All About Multiple Sclerosis

More MS news articles for July 2003

Actress Teri Garr tells about living with MS

July 23, 2003
By Diane Majeske

Multiple sclerosis is not funny.

But Teri Garr is.

And somehow, the actress was able to combine the humor and pathos of her situation in her keynote speech Tuesday at at Women Against Multiple Sclerosis luncheon at Strongbow Inn.

Her appearance was part of a fund-raiser sponsored by the Indiana state chapter of the National Multiple Sclerosis Society.

Garr, who suffers from MS, began speaking publicly about her experiences in 2002.

For years, she kept her condition out of the limelight, even though she started having symptoms back in 1983.

“I didn’t want to tell anyone anything was wrong with me,” she said. “I started to limp after a couple of years and people would ask what was wrong — ’skiing accident?’ I’d say, 'No, crack addict.’ You just say something to smooth it over ... I’d say I had a pinched nerve; I’d say anything.”

Among other things, she feared being labeled.
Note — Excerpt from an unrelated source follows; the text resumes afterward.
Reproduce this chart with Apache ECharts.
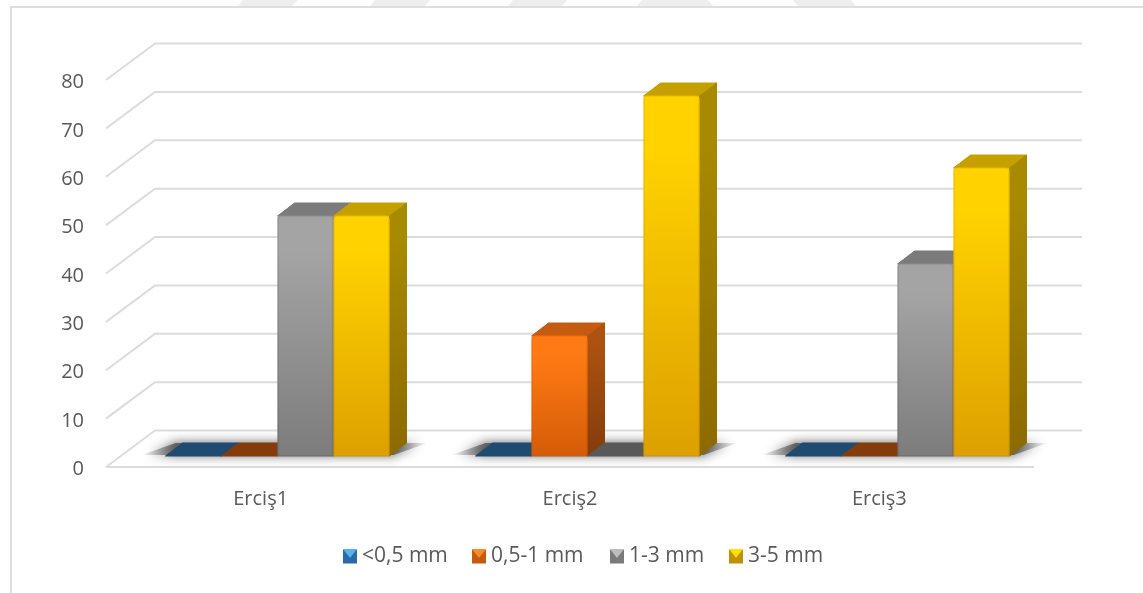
<!DOCTYPE html>
<html>
<head>
<meta charset="utf-8">
<style>html,body{margin:0;padding:0;background:#fff}#c{width:1143px;height:593px}</style>
<script src="https://cdn.jsdelivr.net/npm/echarts@6/dist/echarts.min.js"></script>
</head>
<body>
<div id="c"></div>
<script>
const categories = ['Erciş1', 'Erciş2', 'Erciş3'];
const seriesNames = ['<0,5 mm', '0,5-1 mm', '1-3 mm', '3-5 mm'];
const under05 = [0, 0, 0];
const from05to1 = [0, 25, 0];
const from1to3 = [50, 0, 40];
const from3to5 = [50, 75, 60];
const yTicks = [0, 10, 20, 30, 40, 50, 60, 70, 80];

const grad = (a, b) => ({type:'linear',x:0,y:0,x2:0,y2:1,colorStops:[{offset:0,color:a},{offset:0.15,color:a},{offset:1,color:b}]});
const palette = [
  {front:grad('#2E75B6','#1F5C94'), edge:grad('#2E75B6','#1F5C94'), side:grad('#1F4E79','#1F4E79'), top:'#1F4A72', legend:'#2A6AA6', tri:'#56B2EA'},
  {front:grad('#FF7A14','#D45C08'), edge:grad('#EE7010','#C85608'), side:grad('#AD5210','#843C0C'), top:'#C55A11', legend:'#C55A11', tri:'#FF8A2E'},
  {front:grad('#A4A4A4','#7C7C7C'), edge:grad('#8C8C8C','#6A6A6A'), side:grad('#7F7F7F','#595959'), top:'#7B7B7B', legend:'#7A7A7A', tri:'#BDBDBD'},
  {front:grad('#FFD200','#DDA000'), edge:grad('#F0BC00','#CF9600'), side:grad('#A88A00','#8C6A00'), top:'#C4A000', legend:'#BF9000', tri:'#FFE000'}
];
const flatTop = ['#1F4A72', '#843C0C', '#595959', '#7F6000'];
const DX = 17, DY = 13, BAR_RATIO = 56 / 310;
const legendLefts = [343, 472, 610, 729];
const LEGEND_TOP = 549;
const LABEL_SHIFT = 2.5;

function barRenderer(k) {
  return function (params, api) {
    const i = api.value(0), v = api.value(1);
    const base = api.coord([i, 0]), top = api.coord([i, v]);
    const w = api.size([1, 0])[0] * BAR_RATIO;
    const x = base[0] + (k - 2) * w;
    const p = palette[k];
    const kids = [{
      type:'polygon',
      shape:{points:[[x,top[1]],[x+w,top[1]],[x+w+DX,top[1]-DY],[x+DX,top[1]-DY]]},
      style:{fill:v === 0 ? flatTop[k] : p.top, stroke:v === 0 ? flatTop[k] : p.top, lineWidth:1, lineJoin:'round'}
    }];
    if (v > 0) {
      kids.push({
        type:'polygon',
        shape:{points:[[x+w,top[1]],[x+w+DX,top[1]-DY],[x+w+DX,base[1]-DY],[x+w,base[1]]]},
        style:{fill:p.side, stroke:p.side, lineWidth:1, lineJoin:'round'}
      });
      kids.push({
        type:'rect',
        shape:{x:x+0.5,y:top[1],width:w-1,height:base[1]-top[1],r:[3,3,0,0]},
        style:{fill:p.front, stroke:p.edge, lineWidth:1.2}
      });
    }
    return {type:'group',children:kids};
  };
}
const pairs = arr => arr.map((v, i) => [i, v]);
const valuesBySeries = [under05, from05to1, from1to3, from3to5];

const wallSeries = {
  type:'custom', xAxisIndex:0, yAxisIndex:0, silent:true, z:1,
  data: yTicks.map(t => [0, t]),
  renderItem(params, api) {
    const c = api.coord([0, api.value(1)]);
    const band = api.size([1, 0])[0];
    const lx = c[0] - band / 2, rx = lx + band * 3, y = c[1] - LABEL_SHIFT;
    const isFloor = api.value(1) === 0;
    const kids = [{
      type:'polyline',
      shape:{points:[[lx,y],[lx+49,y-36.5],[rx+48,y-36.5]]},
      style:{fill:'none',stroke:'#DCDCDC',lineWidth:2}
    }];
    if (isFloor) kids.push({type:'line',shape:{x1:lx,y1:y,x2:rx,y2:y},style:{stroke:'#DCDCDC',lineWidth:2}});
    return {type:'group',children:kids};
  }
};
const shadowFill = {type:'linear',x:0,y:0,x2:1,y2:0,colorStops:[
  {offset:0,color:'rgba(80,80,80,0)'},{offset:0.12,color:'rgba(80,80,80,0.8)'},
  {offset:0.88,color:'rgba(80,80,80,0.8)'},{offset:1,color:'rgba(80,80,80,0)'}]};
const shadowSeries = {
  type:'custom', xAxisIndex:1, yAxisIndex:1, silent:true, z:2,
  data: categories.map((c, i) => [i, 0]),
  renderItem(params, api) {
    const b = api.coord([api.value(0), 0]);
    return {type:'polygon',
      shape:{points:[[b[0]-136,b[1]-1],[b[0]+116,b[1]-1],[b[0]+150,b[1]-13],[b[0]-102,b[1]-13]]},
      style:{fill:shadowFill,shadowBlur:12,shadowColor:'rgba(50,50,50,1)'}};
  }
};
const barSeries = seriesNames.map((name, k) => ({
  name, type:'custom', xAxisIndex:1, yAxisIndex:1, z:3 + k,
  itemStyle:{color:palette[k].legend},
  data:pairs(valuesBySeries[k]),
  renderItem:barRenderer(k)
}));

const stripes = [[238,292,243,298],[370,425,375,430],[508,562,513,567],[637,713,642,708],[798,856,793,851]];
const chart = echarts.init(document.getElementById('c'), null, {renderer:'canvas'});
chart.setOption({
  animation:false,
  backgroundColor:'#fff',
  textStyle:{fontFamily:'"Open Sans"'},
  grid:[
    {left:106, width:928, top:80 + LABEL_SHIFT, height:387},
    {left:122.5, width:930, top:72, height:384}
  ],
  xAxis:[
    {gridIndex:0,type:'category',data:categories,axisLine:{show:false},axisTick:{show:false},
     axisLabel:{color:'#595959',fontSize:20,margin:20,fontFamily:'"Open Sans"'}},
    {gridIndex:1,type:'category',data:categories,show:false}
  ],
  yAxis:[
    {gridIndex:0,type:'value',min:0,max:80,interval:10,axisLine:{show:false},axisTick:{show:false},splitLine:{show:false},
     axisLabel:{color:'#595959',fontSize:20,margin:22,fontFamily:'"Open Sans"'}},
    {gridIndex:1,type:'value',min:0,max:80,interval:10,show:false,splitLine:{show:false}}
  ],
  legend:seriesNames.map((name, k) => ({
    data:[name], left:legendLefts[k], top:LEGEND_TOP - 3, padding:0, itemWidth:14, itemHeight:14, icon:'rect',
    textStyle:{color:'#595959',fontSize:21,fontFamily:'"Open Sans"'}
  })),
  tooltip:{show:false},
  series:[wallSeries, shadowSeries].concat(barSeries),
  graphic:[
    {type:'polyline',silent:true,z:0,shape:{points:[[1143,7],[11,7],[11,593]]},style:{fill:'none',stroke:'#DEDEDE',lineWidth:2}}
  ].concat(stripes.map(s => ({
    type:'polygon',silent:true,z:0,shape:{points:[[s[0],6],[s[1],6],[s[3],0],[s[2],0]]},style:{fill:'#EEEEEE'}
  }))).concat(legendLefts.map((x, k) => ({
    type:'polygon',silent:true,z:100,shape:{points:[[x,LEGEND_TOP],[x+14,LEGEND_TOP],[x+7,LEGEND_TOP+9]]},style:{fill:palette[k].tri}
  })))
});
</script>
</body>
</html>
“I didn’t want to tell anyone that anything was wrong with me. I didn’t want pity, and I didn’t want to be defined by the disease ... I wanted to be Teri Garr, the actress. Not Teri Garr, the actress with MS.”

In a town obsessed with appearances, she wanted to keep working.

“I was afraid it would jeopardize my career,” she said, speaking at a podium to a group of more than 400 MS sufferers and supporters. “Then I realized, in Hollywood, what’s the difference being an actress over 50, or having MS? In Hollywood, you’re not allowed to get old or have a disease.”

Her perspective on life gradually changed over the years, she said.

“It’s all about my blessings, and what I have,” she said, hugging her 9-year-old daughter, Molly, who stood by her while she spoke. “In all seriousness, my body has given me a great life. Now it’s time for my mind and my spirit to return the favor.”

Garr’s appearance was underwritten by sponsors, and all invited guests were asked to make a contribution after the free luncheon.

The suggested contribution was $75.

“That’s what we suggested, but we want people to give what they can,” says Dawn Czarnik, area community development manager with the Indiana chapter of the National MS Society. “We want people to give from the heart.”

Proceeds will be divided 60-40, she said, with 60 percent remaining in Indiana for programs and services, and 40 percent going toward national programs, including research.